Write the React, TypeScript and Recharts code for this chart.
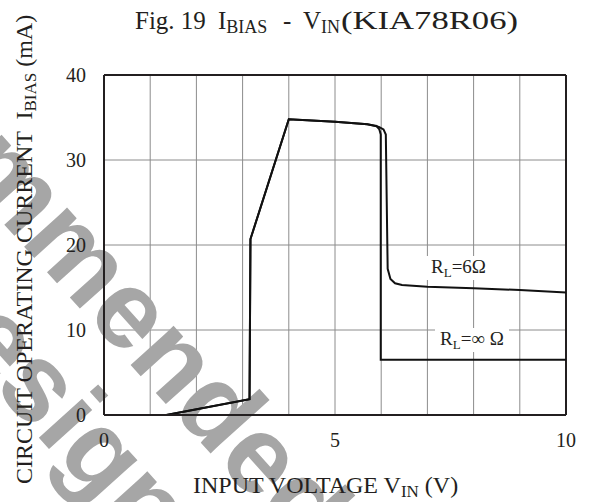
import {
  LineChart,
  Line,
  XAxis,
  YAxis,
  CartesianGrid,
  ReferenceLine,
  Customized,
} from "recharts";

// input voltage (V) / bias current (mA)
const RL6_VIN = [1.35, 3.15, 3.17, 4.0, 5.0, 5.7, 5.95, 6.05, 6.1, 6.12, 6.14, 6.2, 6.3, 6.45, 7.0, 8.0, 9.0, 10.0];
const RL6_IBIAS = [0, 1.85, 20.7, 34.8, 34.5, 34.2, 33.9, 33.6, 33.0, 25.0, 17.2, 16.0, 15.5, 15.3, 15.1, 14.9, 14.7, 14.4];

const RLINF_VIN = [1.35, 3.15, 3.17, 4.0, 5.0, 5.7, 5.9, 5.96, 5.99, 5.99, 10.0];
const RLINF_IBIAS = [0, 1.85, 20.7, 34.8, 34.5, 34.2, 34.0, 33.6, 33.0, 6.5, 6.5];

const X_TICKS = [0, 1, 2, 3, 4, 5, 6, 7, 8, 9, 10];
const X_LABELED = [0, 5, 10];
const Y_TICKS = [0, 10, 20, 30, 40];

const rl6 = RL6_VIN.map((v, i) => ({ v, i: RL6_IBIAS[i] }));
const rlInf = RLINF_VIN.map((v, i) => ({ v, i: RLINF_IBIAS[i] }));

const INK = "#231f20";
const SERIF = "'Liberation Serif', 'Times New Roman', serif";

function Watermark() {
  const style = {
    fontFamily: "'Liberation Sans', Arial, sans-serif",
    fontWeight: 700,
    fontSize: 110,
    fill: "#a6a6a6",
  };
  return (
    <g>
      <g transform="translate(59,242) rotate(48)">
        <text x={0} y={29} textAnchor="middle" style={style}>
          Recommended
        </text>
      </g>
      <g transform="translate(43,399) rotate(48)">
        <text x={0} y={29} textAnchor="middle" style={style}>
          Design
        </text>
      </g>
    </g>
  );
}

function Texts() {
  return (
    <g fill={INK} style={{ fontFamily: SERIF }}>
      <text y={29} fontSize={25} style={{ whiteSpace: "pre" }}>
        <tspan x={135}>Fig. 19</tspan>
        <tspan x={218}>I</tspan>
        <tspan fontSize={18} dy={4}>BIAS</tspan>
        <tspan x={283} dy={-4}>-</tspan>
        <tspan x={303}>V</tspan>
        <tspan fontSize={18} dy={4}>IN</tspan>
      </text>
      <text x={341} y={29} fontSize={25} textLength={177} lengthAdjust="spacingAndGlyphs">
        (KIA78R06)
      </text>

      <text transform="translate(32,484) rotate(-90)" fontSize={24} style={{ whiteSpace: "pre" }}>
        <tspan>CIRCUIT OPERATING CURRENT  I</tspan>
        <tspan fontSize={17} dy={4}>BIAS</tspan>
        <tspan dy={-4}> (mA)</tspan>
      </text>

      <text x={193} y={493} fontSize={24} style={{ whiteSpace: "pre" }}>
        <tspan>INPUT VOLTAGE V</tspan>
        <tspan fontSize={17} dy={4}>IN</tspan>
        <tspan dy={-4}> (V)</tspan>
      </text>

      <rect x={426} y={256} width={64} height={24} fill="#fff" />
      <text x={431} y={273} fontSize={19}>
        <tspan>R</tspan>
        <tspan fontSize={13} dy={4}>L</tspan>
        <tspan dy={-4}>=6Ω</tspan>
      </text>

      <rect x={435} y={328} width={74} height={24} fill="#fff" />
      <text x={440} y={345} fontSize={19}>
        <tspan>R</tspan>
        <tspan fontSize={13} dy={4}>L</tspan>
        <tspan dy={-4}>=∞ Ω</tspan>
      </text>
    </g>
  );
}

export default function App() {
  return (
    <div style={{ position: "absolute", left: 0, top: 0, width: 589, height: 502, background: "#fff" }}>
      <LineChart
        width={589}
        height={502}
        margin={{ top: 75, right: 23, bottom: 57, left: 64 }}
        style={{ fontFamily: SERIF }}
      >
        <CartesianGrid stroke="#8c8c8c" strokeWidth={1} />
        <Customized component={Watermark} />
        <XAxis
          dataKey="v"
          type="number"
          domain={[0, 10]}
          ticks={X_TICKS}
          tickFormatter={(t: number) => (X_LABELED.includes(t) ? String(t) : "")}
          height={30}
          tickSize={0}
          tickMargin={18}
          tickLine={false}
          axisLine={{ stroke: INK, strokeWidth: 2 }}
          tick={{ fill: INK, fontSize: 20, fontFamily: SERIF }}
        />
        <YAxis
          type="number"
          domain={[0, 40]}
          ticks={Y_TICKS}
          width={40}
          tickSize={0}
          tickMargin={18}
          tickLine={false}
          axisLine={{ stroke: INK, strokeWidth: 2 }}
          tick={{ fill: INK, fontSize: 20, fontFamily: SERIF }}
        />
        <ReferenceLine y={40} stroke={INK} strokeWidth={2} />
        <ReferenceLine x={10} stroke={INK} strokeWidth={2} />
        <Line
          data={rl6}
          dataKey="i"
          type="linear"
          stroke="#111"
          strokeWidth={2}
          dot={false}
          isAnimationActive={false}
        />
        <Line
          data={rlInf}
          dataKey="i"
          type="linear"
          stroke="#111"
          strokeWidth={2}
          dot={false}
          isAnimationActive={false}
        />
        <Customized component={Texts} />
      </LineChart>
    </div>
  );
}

************

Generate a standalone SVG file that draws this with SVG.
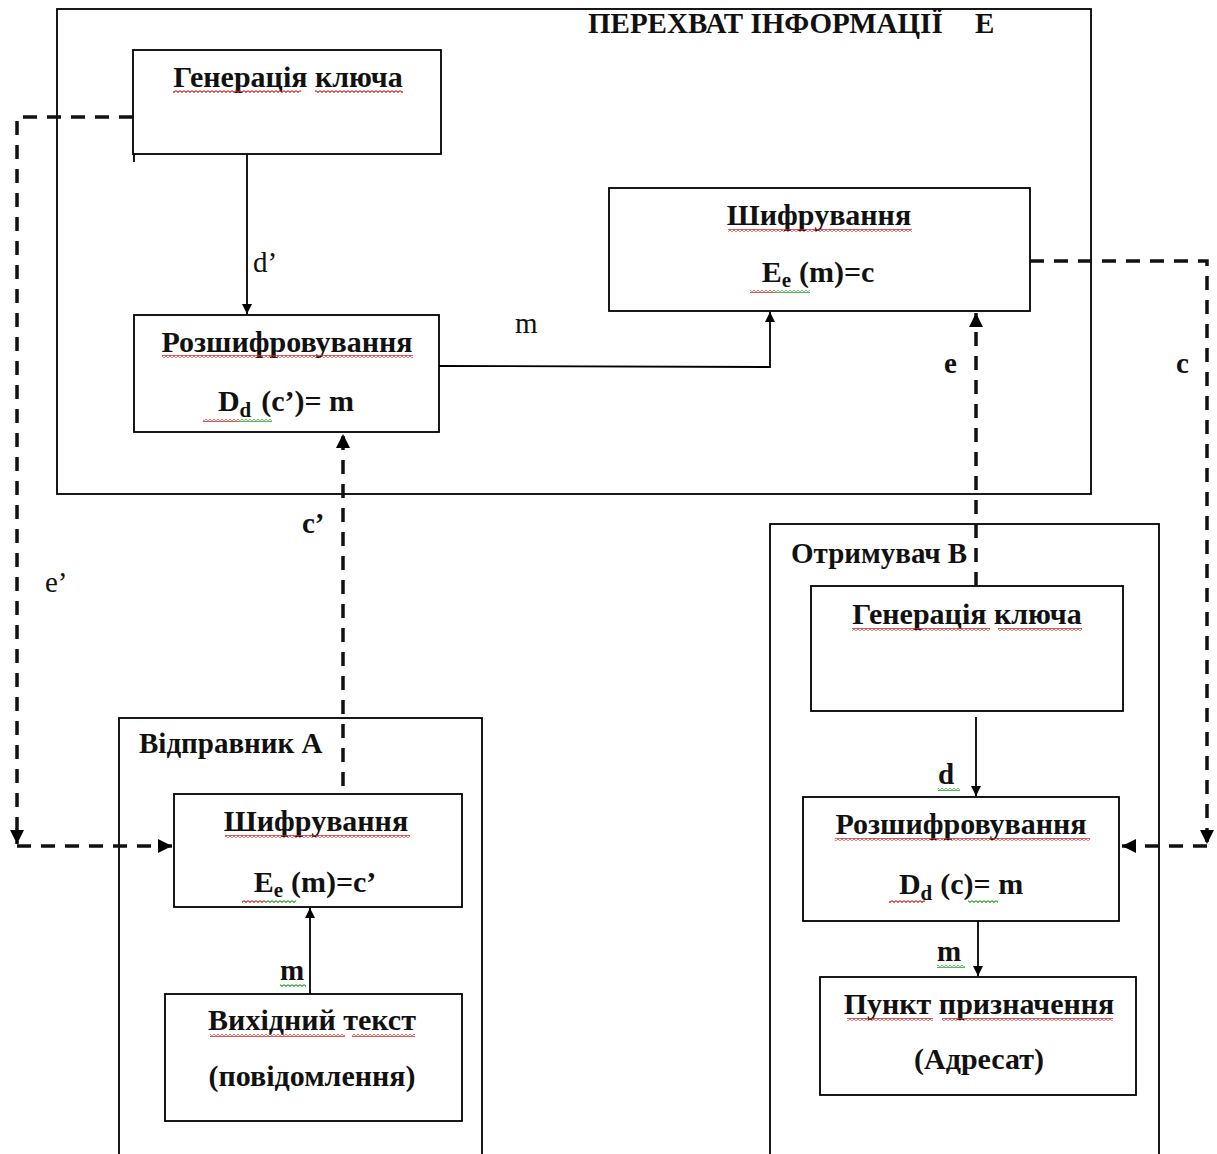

************

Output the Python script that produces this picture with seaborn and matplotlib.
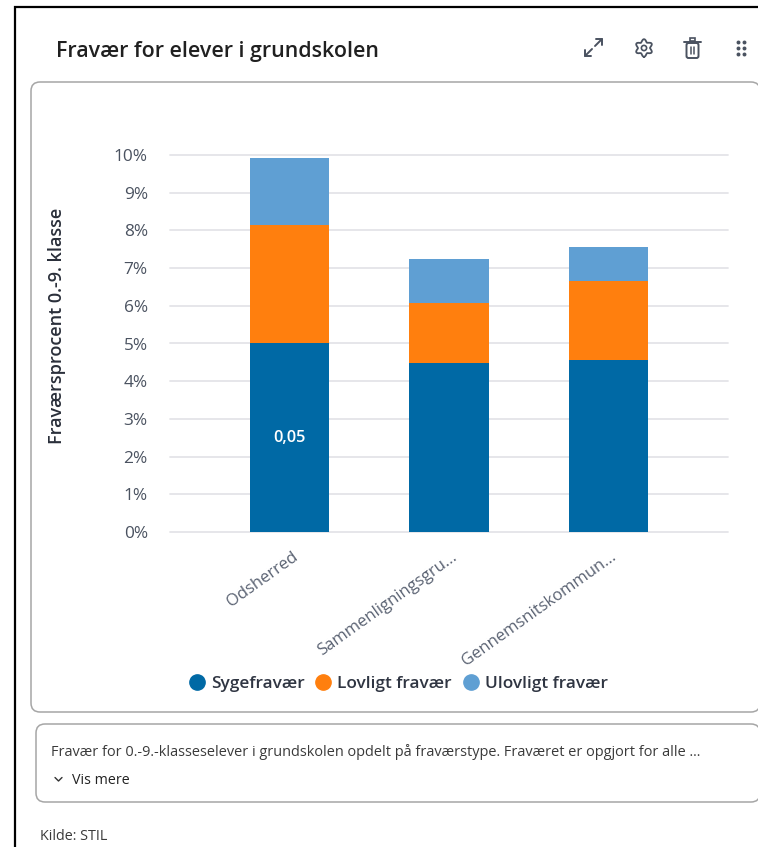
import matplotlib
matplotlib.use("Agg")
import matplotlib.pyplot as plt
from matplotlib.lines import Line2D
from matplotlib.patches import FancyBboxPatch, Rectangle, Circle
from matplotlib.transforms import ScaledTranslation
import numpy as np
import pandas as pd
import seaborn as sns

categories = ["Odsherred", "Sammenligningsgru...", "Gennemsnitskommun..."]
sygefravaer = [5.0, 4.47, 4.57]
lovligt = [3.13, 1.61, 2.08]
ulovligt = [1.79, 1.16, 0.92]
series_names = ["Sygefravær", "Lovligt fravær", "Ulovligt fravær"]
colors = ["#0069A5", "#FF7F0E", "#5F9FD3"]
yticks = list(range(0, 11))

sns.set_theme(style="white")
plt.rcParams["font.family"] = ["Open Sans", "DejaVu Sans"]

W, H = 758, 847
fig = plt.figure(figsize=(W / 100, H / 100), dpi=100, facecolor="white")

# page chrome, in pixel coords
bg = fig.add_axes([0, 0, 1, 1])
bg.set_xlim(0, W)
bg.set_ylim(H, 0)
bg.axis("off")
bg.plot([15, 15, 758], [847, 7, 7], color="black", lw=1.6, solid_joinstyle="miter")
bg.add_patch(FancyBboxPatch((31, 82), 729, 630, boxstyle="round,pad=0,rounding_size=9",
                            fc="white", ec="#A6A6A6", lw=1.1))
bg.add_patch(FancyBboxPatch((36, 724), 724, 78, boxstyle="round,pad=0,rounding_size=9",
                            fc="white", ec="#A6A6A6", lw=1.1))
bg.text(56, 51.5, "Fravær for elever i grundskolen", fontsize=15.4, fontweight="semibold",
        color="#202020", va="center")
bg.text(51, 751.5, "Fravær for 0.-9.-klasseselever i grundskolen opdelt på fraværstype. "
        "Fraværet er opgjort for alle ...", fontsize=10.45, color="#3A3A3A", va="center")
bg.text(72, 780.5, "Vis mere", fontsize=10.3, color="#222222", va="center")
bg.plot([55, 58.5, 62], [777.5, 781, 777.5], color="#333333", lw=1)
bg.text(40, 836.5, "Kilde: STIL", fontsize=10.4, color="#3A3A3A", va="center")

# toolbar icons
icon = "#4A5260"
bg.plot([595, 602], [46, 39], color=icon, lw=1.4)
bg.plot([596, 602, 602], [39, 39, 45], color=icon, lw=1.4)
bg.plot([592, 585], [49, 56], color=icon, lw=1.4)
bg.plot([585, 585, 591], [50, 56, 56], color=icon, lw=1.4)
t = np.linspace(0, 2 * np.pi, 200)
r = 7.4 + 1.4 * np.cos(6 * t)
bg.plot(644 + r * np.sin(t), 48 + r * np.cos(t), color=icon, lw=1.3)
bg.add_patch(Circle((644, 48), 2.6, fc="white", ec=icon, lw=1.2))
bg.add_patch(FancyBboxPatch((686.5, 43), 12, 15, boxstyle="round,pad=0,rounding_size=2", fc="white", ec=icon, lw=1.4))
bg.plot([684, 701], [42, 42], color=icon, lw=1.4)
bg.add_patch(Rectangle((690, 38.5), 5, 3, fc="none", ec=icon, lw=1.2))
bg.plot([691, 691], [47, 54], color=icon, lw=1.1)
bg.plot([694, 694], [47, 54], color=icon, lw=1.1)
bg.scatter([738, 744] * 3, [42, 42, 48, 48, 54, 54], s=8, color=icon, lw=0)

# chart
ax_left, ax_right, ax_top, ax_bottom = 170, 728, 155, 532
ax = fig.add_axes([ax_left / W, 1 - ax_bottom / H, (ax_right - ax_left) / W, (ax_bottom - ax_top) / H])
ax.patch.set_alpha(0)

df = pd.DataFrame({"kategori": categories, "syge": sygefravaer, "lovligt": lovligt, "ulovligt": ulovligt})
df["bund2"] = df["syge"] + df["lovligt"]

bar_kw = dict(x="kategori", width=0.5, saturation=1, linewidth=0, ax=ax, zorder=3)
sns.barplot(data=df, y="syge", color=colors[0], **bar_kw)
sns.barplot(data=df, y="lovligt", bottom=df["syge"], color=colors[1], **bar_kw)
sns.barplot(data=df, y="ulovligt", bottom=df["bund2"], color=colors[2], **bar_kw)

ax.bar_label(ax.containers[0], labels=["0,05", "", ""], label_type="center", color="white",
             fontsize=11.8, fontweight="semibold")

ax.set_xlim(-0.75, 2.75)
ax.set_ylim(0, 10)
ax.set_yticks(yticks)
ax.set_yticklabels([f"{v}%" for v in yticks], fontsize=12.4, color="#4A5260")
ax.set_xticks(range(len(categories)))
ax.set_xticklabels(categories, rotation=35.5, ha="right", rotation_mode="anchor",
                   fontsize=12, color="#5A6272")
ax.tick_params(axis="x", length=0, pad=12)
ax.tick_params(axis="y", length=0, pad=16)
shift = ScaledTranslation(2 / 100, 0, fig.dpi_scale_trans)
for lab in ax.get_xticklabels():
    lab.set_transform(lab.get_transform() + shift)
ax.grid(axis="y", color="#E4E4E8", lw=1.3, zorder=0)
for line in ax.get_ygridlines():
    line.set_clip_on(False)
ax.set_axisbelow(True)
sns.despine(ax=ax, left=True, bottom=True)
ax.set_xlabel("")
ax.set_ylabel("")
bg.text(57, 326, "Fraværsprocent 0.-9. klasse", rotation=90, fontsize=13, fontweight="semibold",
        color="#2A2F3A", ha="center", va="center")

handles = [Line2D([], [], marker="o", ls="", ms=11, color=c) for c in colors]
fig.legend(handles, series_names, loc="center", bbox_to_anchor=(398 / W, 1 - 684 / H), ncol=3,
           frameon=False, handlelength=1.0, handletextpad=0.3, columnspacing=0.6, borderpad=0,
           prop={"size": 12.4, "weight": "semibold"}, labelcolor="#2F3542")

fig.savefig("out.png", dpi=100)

************

## WHAT NEEDS TO BE DONE:
Take the material above and output only the lines from the one that contains "Write the React, TypeScript" through the one that contains "const Y_TICKS = [0, 10, 20, 30, 40];", ends included and images left out.

## TASK ANSWER:
Write the React, TypeScript and Recharts code for this chart.
import {
  LineChart,
  Line,
  XAxis,
  YAxis,
  CartesianGrid,
  ReferenceLine,
  Customized,
} from "recharts";

// input voltage (V) / bias current (mA)
const RL6_VIN = [1.35, 3.15, 3.17, 4.0, 5.0, 5.7, 5.95, 6.05, 6.1, 6.12, 6.14, 6.2, 6.3, 6.45, 7.0, 8.0, 9.0, 10.0];
const RL6_IBIAS = [0, 1.85, 20.7, 34.8, 34.5, 34.2, 33.9, 33.6, 33.0, 25.0, 17.2, 16.0, 15.5, 15.3, 15.1, 14.9, 14.7, 14.4];

const RLINF_VIN = [1.35, 3.15, 3.17, 4.0, 5.0, 5.7, 5.9, 5.96, 5.99, 5.99, 10.0];
const RLINF_IBIAS = [0, 1.85, 20.7, 34.8, 34.5, 34.2, 34.0, 33.6, 33.0, 6.5, 6.5];

const X_TICKS = [0, 1, 2, 3, 4, 5, 6, 7, 8, 9, 10];
const X_LABELED = [0, 5, 10];
const Y_TICKS = [0, 10, 20, 30, 40];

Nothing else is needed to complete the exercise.